Given material:
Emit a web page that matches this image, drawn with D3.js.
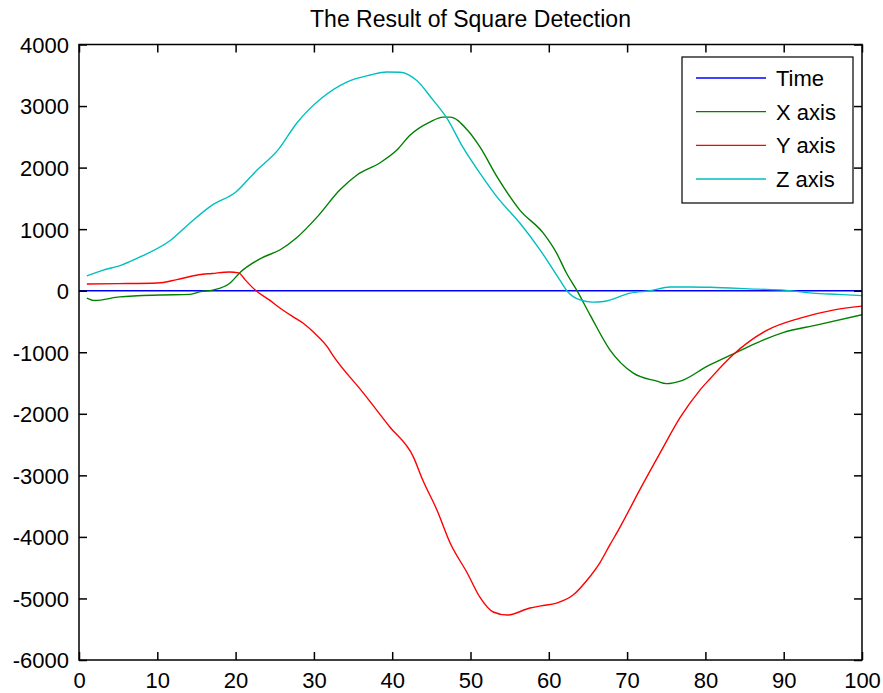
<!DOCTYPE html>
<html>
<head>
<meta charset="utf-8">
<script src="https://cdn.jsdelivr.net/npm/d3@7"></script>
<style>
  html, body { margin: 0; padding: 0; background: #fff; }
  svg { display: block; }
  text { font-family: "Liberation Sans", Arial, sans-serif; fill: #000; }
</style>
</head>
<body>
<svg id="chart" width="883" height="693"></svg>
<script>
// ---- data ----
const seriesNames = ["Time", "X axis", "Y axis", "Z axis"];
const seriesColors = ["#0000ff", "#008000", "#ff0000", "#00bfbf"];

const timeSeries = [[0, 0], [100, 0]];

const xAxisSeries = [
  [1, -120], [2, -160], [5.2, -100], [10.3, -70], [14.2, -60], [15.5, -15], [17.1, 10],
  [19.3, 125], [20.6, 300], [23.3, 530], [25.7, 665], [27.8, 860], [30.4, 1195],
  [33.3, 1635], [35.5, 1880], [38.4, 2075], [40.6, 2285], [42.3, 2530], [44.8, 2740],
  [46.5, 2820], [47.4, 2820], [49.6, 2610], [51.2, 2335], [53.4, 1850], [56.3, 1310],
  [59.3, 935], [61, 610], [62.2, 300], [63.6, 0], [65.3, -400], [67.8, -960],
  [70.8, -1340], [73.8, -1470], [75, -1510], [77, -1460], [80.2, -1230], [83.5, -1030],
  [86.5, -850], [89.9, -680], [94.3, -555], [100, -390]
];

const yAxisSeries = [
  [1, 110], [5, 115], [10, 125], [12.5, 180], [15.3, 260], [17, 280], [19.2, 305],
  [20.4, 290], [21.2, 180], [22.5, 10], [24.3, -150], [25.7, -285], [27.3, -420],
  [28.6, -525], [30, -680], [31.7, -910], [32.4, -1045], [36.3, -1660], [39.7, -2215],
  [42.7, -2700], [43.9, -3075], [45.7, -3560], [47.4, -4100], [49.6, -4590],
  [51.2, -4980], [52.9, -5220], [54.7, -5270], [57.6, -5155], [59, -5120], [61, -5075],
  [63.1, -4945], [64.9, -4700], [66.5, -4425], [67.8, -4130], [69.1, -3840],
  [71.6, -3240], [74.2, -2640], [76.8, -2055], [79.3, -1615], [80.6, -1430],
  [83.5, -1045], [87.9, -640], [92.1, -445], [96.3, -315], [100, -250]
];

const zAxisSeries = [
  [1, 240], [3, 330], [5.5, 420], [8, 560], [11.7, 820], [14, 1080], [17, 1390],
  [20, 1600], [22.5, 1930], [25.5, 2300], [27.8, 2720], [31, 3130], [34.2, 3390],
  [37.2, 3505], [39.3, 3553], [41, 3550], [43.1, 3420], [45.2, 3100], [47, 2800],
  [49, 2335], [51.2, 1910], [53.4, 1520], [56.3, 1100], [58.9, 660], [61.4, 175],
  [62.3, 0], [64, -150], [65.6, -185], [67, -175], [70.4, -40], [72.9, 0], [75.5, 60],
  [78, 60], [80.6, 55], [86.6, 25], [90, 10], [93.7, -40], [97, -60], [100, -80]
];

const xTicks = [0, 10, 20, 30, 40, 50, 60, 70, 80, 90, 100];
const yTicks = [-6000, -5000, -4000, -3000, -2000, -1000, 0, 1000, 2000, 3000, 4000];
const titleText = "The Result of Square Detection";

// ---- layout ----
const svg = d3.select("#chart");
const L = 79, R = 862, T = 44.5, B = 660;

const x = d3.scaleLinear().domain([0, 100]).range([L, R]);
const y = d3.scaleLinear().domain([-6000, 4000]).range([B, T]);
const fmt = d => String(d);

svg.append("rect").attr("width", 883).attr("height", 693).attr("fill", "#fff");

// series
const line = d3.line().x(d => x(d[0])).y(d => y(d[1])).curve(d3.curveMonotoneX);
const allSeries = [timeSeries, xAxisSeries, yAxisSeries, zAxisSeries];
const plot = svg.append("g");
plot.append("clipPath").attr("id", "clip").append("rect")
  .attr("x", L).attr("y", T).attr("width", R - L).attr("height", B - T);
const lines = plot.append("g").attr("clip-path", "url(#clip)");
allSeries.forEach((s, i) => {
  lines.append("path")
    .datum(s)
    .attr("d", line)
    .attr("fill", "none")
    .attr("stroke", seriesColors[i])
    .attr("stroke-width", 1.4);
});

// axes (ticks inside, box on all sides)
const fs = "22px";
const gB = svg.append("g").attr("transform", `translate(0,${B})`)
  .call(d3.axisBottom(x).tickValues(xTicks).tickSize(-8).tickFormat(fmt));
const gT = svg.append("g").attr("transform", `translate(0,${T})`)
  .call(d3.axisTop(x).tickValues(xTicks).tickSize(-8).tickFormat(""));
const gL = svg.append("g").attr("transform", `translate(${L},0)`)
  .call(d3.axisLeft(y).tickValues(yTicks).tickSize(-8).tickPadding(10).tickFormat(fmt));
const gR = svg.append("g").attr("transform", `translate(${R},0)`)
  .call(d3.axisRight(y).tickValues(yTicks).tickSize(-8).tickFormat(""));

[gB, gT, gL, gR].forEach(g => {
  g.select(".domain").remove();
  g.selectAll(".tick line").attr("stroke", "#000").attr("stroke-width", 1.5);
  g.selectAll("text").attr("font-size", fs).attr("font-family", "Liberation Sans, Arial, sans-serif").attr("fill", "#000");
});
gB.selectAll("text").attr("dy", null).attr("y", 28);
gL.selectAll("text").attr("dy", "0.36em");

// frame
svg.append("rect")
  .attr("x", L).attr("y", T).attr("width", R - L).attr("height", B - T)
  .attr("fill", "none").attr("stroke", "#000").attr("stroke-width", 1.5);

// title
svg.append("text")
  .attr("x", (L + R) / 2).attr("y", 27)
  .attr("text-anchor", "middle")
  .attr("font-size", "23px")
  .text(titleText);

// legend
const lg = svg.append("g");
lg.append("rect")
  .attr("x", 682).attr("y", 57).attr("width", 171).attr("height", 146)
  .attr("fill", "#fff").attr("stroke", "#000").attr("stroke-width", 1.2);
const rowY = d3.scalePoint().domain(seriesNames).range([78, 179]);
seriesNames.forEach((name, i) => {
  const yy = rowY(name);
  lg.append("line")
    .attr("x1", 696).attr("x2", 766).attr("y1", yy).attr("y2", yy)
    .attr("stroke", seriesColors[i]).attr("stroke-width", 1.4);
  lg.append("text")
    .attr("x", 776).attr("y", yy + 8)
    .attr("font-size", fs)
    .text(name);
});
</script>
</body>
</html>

What the task requires: All of the lines above should be retyped precisely, apart from the pictures.

Response to this task:
Emit a web page that matches this image, drawn with D3.js.
<!DOCTYPE html>
<html>
<head>
<meta charset="utf-8">
<script src="https://cdn.jsdelivr.net/npm/d3@7"></script>
<style>
  html, body { margin: 0; padding: 0; background: #fff; }
  svg { display: block; }
  text { font-family: "Liberation Sans", Arial, sans-serif; fill: #000; }
</style>
</head>
<body>
<svg id="chart" width="883" height="693"></svg>
<script>
// ---- data ----
const seriesNames = ["Time", "X axis", "Y axis", "Z axis"];
const seriesColors = ["#0000ff", "#008000", "#ff0000", "#00bfbf"];

const timeSeries = [[0, 0], [100, 0]];

const xAxisSeries = [
  [1, -120], [2, -160], [5.2, -100], [10.3, -70], [14.2, -60], [15.5, -15], [17.1, 10],
  [19.3, 125], [20.6, 300], [23.3, 530], [25.7, 665], [27.8, 860], [30.4, 1195],
  [33.3, 1635], [35.5, 1880], [38.4, 2075], [40.6, 2285], [42.3, 2530], [44.8, 2740],
  [46.5, 2820], [47.4, 2820], [49.6, 2610], [51.2, 2335], [53.4, 1850], [56.3, 1310],
  [59.3, 935], [61, 610], [62.2, 300], [63.6, 0], [65.3, -400], [67.8, -960],
  [70.8, -1340], [73.8, -1470], [75, -1510], [77, -1460], [80.2, -1230], [83.5, -1030],
  [86.5, -850], [89.9, -680], [94.3, -555], [100, -390]
];

const yAxisSeries = [
  [1, 110], [5, 115], [10, 125], [12.5, 180], [15.3, 260], [17, 280], [19.2, 305],
  [20.4, 290], [21.2, 180], [22.5, 10], [24.3, -150], [25.7, -285], [27.3, -420],
  [28.6, -525], [30, -680], [31.7, -910], [32.4, -1045], [36.3, -1660], [39.7, -2215],
  [42.7, -2700], [43.9, -3075], [45.7, -3560], [47.4, -4100], [49.6, -4590],
  [51.2, -4980], [52.9, -5220], [54.7, -5270], [57.6, -5155], [59, -5120], [61, -5075],
  [63.1, -4945], [64.9, -4700], [66.5, -4425], [67.8, -4130], [69.1, -3840],
  [71.6, -3240], [74.2, -2640], [76.8, -2055], [79.3, -1615], [80.6, -1430],
  [83.5, -1045], [87.9, -640], [92.1, -445], [96.3, -315], [100, -250]
];

const zAxisSeries = [
  [1, 240], [3, 330], [5.5, 420], [8, 560], [11.7, 820], [14, 1080], [17, 1390],
  [20, 1600], [22.5, 1930], [25.5, 2300], [27.8, 2720], [31, 3130], [34.2, 3390],
  [37.2, 3505], [39.3, 3553], [41, 3550], [43.1, 3420], [45.2, 3100], [47, 2800],
  [49, 2335], [51.2, 1910], [53.4, 1520], [56.3, 1100], [58.9, 660], [61.4, 175],
  [62.3, 0], [64, -150], [65.6, -185], [67, -175], [70.4, -40], [72.9, 0], [75.5, 60],
  [78, 60], [80.6, 55], [86.6, 25], [90, 10], [93.7, -40], [97, -60], [100, -80]
];

const xTicks = [0, 10, 20, 30, 40, 50, 60, 70, 80, 90, 100];
const yTicks = [-6000, -5000, -4000, -3000, -2000, -1000, 0, 1000, 2000, 3000, 4000];
const titleText = "The Result of Square Detection";

// ---- layout ----
const svg = d3.select("#chart");
const L = 79, R = 862, T = 44.5, B = 660;

const x = d3.scaleLinear().domain([0, 100]).range([L, R]);
const y = d3.scaleLinear().domain([-6000, 4000]).range([B, T]);
const fmt = d => String(d);

svg.append("rect").attr("width", 883).attr("height", 693).attr("fill", "#fff");

// series
const line = d3.line().x(d => x(d[0])).y(d => y(d[1])).curve(d3.curveMonotoneX);
const allSeries = [timeSeries, xAxisSeries, yAxisSeries, zAxisSeries];
const plot = svg.append("g");
plot.append("clipPath").attr("id", "clip").append("rect")
  .attr("x", L).attr("y", T).attr("width", R - L).attr("height", B - T);
const lines = plot.append("g").attr("clip-path", "url(#clip)");
allSeries.forEach((s, i) => {
  lines.append("path")
    .datum(s)
    .attr("d", line)
    .attr("fill", "none")
    .attr("stroke", seriesColors[i])
    .attr("stroke-width", 1.4);
});

// axes (ticks inside, box on all sides)
const fs = "22px";
const gB = svg.append("g").attr("transform", `translate(0,${B})`)
  .call(d3.axisBottom(x).tickValues(xTicks).tickSize(-8).tickFormat(fmt));
const gT = svg.append("g").attr("transform", `translate(0,${T})`)
  .call(d3.axisTop(x).tickValues(xTicks).tickSize(-8).tickFormat(""));
const gL = svg.append("g").attr("transform", `translate(${L},0)`)
  .call(d3.axisLeft(y).tickValues(yTicks).tickSize(-8).tickPadding(10).tickFormat(fmt));
const gR = svg.append("g").attr("transform", `translate(${R},0)`)
  .call(d3.axisRight(y).tickValues(yTicks).tickSize(-8).tickFormat(""));

[gB, gT, gL, gR].forEach(g => {
  g.select(".domain").remove();
  g.selectAll(".tick line").attr("stroke", "#000").attr("stroke-width", 1.5);
  g.selectAll("text").attr("font-size", fs).attr("font-family", "Liberation Sans, Arial, sans-serif").attr("fill", "#000");
});
gB.selectAll("text").attr("dy", null).attr("y", 28);
gL.selectAll("text").attr("dy", "0.36em");

// frame
svg.append("rect")
  .attr("x", L).attr("y", T).attr("width", R - L).attr("height", B - T)
  .attr("fill", "none").attr("stroke", "#000").attr("stroke-width", 1.5);

// title
svg.append("text")
  .attr("x", (L + R) / 2).attr("y", 27)
  .attr("text-anchor", "middle")
  .attr("font-size", "23px")
  .text(titleText);

// legend
const lg = svg.append("g");
lg.append("rect")
  .attr("x", 682).attr("y", 57).attr("width", 171).attr("height", 146)
  .attr("fill", "#fff").attr("stroke", "#000").attr("stroke-width", 1.2);
const rowY = d3.scalePoint().domain(seriesNames).range([78, 179]);
seriesNames.forEach((name, i) => {
  const yy = rowY(name);
  lg.append("line")
    .attr("x1", 696).attr("x2", 766).attr("y1", yy).attr("y2", yy)
    .attr("stroke", seriesColors[i]).attr("stroke-width", 1.4);
  lg.append("text")
    .attr("x", 776).attr("y", yy + 8)
    .attr("font-size", fs)
    .text(name);
});
</script>
</body>
</html>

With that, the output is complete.